Не только такие фольклорные мотивы прояснят истинное отношение Пушкина к Пугачеву. Следы этого отношения мы найдем и в самом романе, специфика жанра которого прежде всего заключается в том, что он основан на мифе, или, если угодно, одновременно является и романом и мифом. Но всему свое время. Пока что встреча Гринева с чернобородым мужиком, спасшим Петрушу и его спутников от возможной гибели, закончилась тем, что в благодарность Гринев поднес спасителю стакан вина и подарил ему. несмотря на сопротивление Савельича, заячий тулуп. И после короткого отдыха отправился в Оренбург, откуда, недолго пробыв у губернатора Андрея Карловича Р. и получив от него назначение, последовал к месту своей службы в Белогорскую крепость. Последуем за ним и мы.

Примечания

1. Томашевский Б.В. Указ. соч. С. 248.

2. Маранцман В.Г. Указ. соч. С. 239.

3. Похлебкин В.В. Из истории русской кулинарной культуры. М., 2002. С. 178.

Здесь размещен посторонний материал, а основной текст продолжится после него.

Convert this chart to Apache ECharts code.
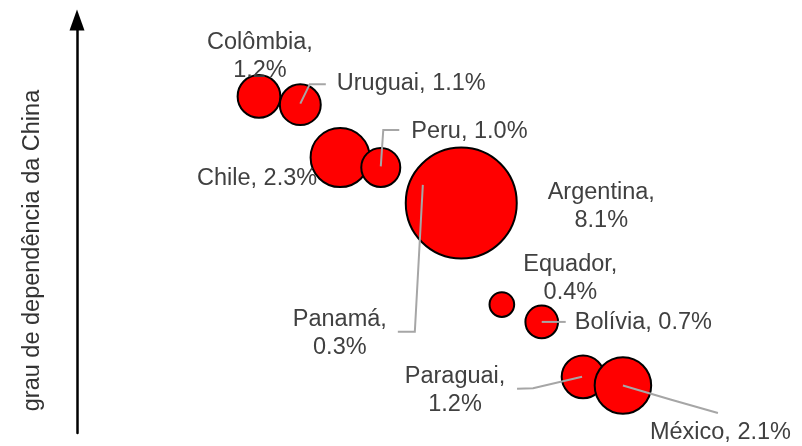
<!DOCTYPE html>
<html>
<head>
<meta charset="utf-8">
<script src="https://cdn.jsdelivr.net/npm/echarts@6/dist/echarts.min.js"></script>
<style>
html,body{margin:0;padding:0;background:#fff;}
#chart{width:802px;height:446px;}
</style>
</head>
<body>
<div id="chart"></div>
<script>
// ---- data ----
const countries = ['Colômbia','Uruguai','Chile','Peru','Panamá','Argentina','Equador','Bolívia','Paraguai','México'];
const shares = [1.2, 1.1, 2.3, 1.0, 0.3, 8.1, 0.4, 0.7, 1.2, 2.1];          // % (bubble area)
const xPosition = [25.1, 30.8, 36.3, 41.9, 47.7, 53.0, 58.6, 64.1, 69.8, 75.3]; // horizontal placement
const dependence = [81.5, 79.5, 66.7, 64.3, 59.6, 55.7, 31.1, 26.9, 13.6, 11.5]; // grau de dependência da China
const axisTitle = 'grau de dependência da China';

// ---- label placement (offsets from bubble centre, px) ----
const labelPlacement = {
  'Colômbia':  {dx: 1,    dy: -39.5, align: 'center', wrap: true},
  'Uruguai':   {dx: 36.5, dy: -21.5, align: 'left',   line: [[0,-1],[9.5,-20.5],[25.5,-20.5]]},
  'Chile':     {dx: -23,  dy: 21,    align: 'right'},
  'Peru':      {dx: 30.5, dy: -36,   align: 'left',   line: [[0,-1],[2.5,-37.5],[18.5,-37.5]]},
  'Panamá':    {dx: -83,  dy: 147,   align: 'center', wrap: true, line: [[0,-2],[-8,145],[-25,145]]},
  'Argentina': {dx: 140,  dy: 3.5,   align: 'center', wrap: true},
  'Equador':   {dx: 68.5, dy: -26.5, align: 'center', wrap: true},
  'Bolívia':   {dx: 33,   dy: 1,     align: 'left',   line: [[0,0],[12,0],[24,0]]},
  'Paraguai':  {dx: -128, dy: 13.5,  align: 'center', wrap: true, line: [[-1,0],[-50,11.5],[-66,12]]},
  'México':    {dx: 27,   dy: 47,    align: 'left',   line: [[0,0],[47.5,14],[95,27.5]]}
};

const FONT = "'Liberation Sans', Arial, sans-serif";
const TEXT_COLOR = '#404040';

const seriesData = countries.map((c, i) => ({
  name: c,
  value: [xPosition[i], dependence[i], shares[i]]
}));

const chart = echarts.init(document.getElementById('chart'), null, {renderer: 'canvas'});
chart.setOption({
  animation: false,
  backgroundColor: '#ffffff',
  grid: {left: 77, right: 0, top: 20, bottom: 13},
  xAxis: {type: 'value', min: 0, max: 100, show: false},
  yAxis: {
    type: 'value', min: 0, max: 100,
    name: axisTitle,
    nameLocation: 'middle',
    nameRotate: 90,
    nameGap: 32,
    nameTextStyle: {fontFamily: FONT, fontSize: 23.5, color: '#333333', padding: [0, 48, 0, 0]},
    axisLine: {show: true, symbol: ['none', 'triangle'], symbolSize: [15, 21],
               lineStyle: {color: '#000000', width: 2.5}},
    axisTick: {show: false},
    axisLabel: {show: false},
    splitLine: {show: false}
  },
  series: [{
    type: 'scatter',
    z: 2,
    data: seriesData,
    symbol: 'circle',
    symbolSize: (val) => 39 * Math.sqrt(val[2]),
    itemStyle: {color: '#ff0000', borderColor: '#000000', borderWidth: 2, opacity: 1},
    emphasis: {disabled: true},
    label: {
      show: true,
      fontFamily: FONT,
      fontSize: 23.5,
      lineHeight: 28,
      color: TEXT_COLOR,
      formatter: (p) => {
        const pl = labelPlacement[p.name];
        const v = p.value[2].toFixed(1) + '%';
        return p.name + ',' + (pl.wrap ? '\n' : ' ') + v;
      }
    },
    labelLayout: (params) => {
      const pl = labelPlacement[countries[params.dataIndex]];
      const r = params.rect;
      const cx = r.x + r.width / 2, cy = r.y + r.height / 2;
      return {x: cx + pl.dx, y: cy + pl.dy, align: pl.align, verticalAlign: 'middle'};
    }
  }, {
    // leader lines, anchored on each bubble centre
    type: 'custom',
    z: 3,
    silent: true,
    data: seriesData,
    renderItem: (params, api) => {
      const pl = labelPlacement[countries[params.dataIndex]];
      if (!pl.line) return null;
      const c = api.coord([api.value(0), api.value(1)]);
      return {
        type: 'polyline',
        shape: {points: pl.line.map(p => [c[0] + p[0], c[1] + p[1]])},
        style: {stroke: '#a6a6a6', lineWidth: 2, fill: null}
      };
    }
  }]
});
</script>
</body>
</html>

4. Непомнящий В.С. Поэзия и судьба. Над страницами духовной биографии Пушкина. 2-е изд., доп. М., 1987. С. 245—247.

5. Шкловский В.Б. Гамбургский счет: Статьи — воспоминания — эссе (1914—1933 гг.). М., 1990. С. 343.

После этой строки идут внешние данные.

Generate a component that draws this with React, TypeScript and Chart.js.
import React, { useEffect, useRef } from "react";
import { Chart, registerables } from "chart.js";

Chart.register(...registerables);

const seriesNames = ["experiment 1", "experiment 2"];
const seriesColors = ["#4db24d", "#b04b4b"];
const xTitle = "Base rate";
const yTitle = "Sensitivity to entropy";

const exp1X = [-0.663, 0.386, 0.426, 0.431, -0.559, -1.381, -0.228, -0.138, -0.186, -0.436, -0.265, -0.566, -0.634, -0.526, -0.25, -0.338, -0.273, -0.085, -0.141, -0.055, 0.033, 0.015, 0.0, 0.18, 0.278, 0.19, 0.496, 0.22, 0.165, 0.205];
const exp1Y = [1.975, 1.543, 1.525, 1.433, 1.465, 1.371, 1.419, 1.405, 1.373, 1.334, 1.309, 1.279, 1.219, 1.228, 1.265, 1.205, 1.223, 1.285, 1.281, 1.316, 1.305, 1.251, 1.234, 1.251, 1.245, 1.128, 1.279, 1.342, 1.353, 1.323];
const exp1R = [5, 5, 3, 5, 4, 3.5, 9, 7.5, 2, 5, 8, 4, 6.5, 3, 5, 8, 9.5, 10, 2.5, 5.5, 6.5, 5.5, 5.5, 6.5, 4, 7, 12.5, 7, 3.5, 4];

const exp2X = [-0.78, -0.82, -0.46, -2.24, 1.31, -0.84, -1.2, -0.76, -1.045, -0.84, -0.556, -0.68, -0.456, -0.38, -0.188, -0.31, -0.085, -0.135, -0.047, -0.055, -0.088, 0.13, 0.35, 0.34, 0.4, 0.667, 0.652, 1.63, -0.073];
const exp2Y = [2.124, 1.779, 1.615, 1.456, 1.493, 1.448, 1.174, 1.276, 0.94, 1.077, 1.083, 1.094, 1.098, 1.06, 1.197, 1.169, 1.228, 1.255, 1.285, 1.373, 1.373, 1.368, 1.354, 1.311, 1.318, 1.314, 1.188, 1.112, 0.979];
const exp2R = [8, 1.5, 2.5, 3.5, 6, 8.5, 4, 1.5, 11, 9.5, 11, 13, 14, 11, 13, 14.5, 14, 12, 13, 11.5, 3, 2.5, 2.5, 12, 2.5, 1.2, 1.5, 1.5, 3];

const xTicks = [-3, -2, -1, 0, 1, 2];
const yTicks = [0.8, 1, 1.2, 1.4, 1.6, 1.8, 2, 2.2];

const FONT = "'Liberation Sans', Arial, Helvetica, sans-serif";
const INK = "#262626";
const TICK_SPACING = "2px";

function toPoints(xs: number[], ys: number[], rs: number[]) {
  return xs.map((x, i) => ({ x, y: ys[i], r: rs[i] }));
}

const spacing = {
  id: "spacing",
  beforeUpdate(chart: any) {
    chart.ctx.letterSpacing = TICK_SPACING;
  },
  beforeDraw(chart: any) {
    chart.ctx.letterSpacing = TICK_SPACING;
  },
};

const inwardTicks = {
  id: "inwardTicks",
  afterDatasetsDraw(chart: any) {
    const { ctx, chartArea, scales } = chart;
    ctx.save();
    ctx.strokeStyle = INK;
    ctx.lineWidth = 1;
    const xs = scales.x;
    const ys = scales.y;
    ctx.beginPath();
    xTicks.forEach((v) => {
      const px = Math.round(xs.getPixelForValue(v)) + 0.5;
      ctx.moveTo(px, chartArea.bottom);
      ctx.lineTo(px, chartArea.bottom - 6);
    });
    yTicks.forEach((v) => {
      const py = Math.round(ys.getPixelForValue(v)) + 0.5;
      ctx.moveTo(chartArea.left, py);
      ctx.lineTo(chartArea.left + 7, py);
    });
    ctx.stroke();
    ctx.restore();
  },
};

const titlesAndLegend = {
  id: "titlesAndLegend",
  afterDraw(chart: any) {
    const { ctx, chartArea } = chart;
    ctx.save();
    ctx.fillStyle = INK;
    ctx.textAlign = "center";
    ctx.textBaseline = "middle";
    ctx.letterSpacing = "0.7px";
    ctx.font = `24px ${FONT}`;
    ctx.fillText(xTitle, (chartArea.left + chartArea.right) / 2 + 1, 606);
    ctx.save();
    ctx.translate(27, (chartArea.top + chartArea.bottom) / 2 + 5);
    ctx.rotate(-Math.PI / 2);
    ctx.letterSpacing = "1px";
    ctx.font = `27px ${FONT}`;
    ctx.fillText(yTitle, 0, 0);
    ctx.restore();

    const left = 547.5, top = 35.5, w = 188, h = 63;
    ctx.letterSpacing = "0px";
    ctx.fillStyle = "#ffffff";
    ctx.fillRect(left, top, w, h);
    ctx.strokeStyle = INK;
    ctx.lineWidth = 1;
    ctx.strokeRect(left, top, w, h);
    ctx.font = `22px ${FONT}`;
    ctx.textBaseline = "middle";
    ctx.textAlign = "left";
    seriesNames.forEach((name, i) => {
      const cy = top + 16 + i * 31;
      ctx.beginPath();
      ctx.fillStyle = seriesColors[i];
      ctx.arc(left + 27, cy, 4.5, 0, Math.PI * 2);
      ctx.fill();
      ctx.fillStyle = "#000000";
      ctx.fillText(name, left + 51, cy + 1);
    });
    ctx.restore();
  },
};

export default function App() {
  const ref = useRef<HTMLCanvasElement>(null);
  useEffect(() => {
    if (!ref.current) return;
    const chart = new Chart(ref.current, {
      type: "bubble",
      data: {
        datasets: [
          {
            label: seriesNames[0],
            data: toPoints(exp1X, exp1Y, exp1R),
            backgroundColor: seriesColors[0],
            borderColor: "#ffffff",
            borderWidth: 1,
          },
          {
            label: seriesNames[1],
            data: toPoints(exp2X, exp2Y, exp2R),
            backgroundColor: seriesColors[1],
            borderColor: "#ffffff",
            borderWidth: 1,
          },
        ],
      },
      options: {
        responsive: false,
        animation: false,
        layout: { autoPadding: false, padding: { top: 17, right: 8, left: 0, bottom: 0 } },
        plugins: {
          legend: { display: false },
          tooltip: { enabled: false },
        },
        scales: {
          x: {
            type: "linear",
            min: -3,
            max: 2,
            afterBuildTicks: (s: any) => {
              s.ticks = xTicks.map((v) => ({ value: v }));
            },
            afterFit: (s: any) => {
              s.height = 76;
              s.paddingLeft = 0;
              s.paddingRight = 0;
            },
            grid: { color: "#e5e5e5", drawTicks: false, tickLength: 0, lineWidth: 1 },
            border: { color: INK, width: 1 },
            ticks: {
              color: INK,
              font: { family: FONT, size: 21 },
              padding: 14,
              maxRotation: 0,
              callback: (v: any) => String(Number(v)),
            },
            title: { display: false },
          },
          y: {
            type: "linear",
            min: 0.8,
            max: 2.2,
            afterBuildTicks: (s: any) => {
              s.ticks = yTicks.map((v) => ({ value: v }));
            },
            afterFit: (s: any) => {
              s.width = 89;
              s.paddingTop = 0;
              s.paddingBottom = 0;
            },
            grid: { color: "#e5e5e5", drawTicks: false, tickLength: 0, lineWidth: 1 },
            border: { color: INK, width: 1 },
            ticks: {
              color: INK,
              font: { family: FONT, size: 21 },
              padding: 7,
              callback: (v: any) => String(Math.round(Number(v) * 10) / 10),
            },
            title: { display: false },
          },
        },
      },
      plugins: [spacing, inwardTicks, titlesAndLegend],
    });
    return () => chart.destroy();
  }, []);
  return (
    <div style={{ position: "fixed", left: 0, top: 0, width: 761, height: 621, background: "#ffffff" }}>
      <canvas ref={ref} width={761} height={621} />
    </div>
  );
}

6. См.: Смирнов И.П. От сказки к роману // История жанров в русской литературе X—XVII вв. Л., 1973. С. 306—308. (Труды отдела древнерусской литературы. Вып. XXVII).

7. Афанасьев А. Поэтические воззрения славян на природу: В 3 т. М., 1994. Т. 3. С. 525. 530—531. Не только славяне знали этих бесов и верили в них. Поэтому, к примеру, когда Е.Ю. Полтавец, ссылаясь на «Мифы народов мира», называет «вовкулаков» «волкодлакам!!» (см.: Полтавец Е. «Незваные гости» и самозванцы в «Капитанской дочке» А.С. Пушкина // Литература. 2004. № 25—26. С. 44), она не отходит от истины.

8. Турбин В.Н. Незадолго до Водолея. М., 1994. С. 84.